PROBLEM DETAILS: Retype exactly what runs from the first line of the data to the line with "import pandas as pd", keeping both of those lines and skipping pictures.

COLLECTED MATERIAL:
◇ ◇ ◇

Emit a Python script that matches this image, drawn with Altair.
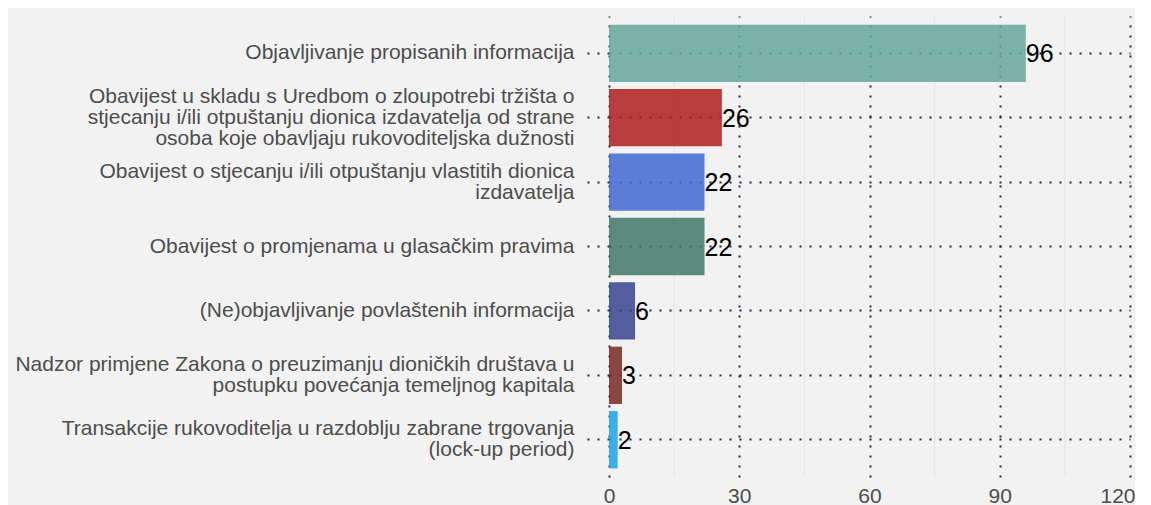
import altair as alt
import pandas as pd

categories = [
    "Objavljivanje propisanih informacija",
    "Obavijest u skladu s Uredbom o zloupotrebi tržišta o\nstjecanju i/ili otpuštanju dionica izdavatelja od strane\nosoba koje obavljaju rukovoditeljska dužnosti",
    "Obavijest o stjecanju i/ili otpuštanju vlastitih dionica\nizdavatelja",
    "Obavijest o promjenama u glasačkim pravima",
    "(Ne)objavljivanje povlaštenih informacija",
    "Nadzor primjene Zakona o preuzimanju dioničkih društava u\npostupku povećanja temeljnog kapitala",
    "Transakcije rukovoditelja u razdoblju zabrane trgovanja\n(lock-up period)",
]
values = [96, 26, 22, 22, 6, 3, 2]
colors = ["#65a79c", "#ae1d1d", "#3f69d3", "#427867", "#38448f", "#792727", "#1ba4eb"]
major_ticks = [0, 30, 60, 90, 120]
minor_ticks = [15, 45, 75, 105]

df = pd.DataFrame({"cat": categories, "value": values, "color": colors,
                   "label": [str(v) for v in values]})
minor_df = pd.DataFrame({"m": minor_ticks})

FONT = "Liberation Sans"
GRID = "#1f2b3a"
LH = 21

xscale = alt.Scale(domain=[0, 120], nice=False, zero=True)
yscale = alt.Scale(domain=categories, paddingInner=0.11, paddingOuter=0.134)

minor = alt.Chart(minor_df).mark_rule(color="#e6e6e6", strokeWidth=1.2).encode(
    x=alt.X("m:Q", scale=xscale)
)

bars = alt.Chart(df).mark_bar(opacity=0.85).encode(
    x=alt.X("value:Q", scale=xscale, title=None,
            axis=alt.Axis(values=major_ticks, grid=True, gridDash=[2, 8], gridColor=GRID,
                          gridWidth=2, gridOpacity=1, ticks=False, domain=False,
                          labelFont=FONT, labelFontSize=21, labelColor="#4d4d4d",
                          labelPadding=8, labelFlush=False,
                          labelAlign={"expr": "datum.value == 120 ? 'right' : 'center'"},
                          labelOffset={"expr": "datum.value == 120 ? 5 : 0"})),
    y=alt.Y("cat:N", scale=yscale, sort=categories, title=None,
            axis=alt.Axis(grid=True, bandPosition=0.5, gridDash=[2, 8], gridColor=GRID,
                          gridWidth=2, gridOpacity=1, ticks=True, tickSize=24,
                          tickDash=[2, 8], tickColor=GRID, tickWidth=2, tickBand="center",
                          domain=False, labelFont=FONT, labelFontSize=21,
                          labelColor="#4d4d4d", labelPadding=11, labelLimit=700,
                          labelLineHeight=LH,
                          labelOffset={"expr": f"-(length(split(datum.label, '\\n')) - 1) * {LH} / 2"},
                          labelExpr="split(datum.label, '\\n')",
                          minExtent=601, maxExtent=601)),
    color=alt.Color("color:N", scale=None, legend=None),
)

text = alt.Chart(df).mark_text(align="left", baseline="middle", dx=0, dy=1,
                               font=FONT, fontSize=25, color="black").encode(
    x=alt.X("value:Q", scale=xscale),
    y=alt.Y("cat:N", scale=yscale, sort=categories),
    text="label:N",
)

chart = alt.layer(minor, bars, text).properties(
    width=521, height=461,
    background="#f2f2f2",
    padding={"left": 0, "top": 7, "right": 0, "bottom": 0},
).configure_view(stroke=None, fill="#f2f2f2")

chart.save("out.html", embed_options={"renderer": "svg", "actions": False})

◇ ◇ ◇

RESPONSE:
Emit a Python script that matches this image, drawn with Altair.
import altair as alt
import pandas as pd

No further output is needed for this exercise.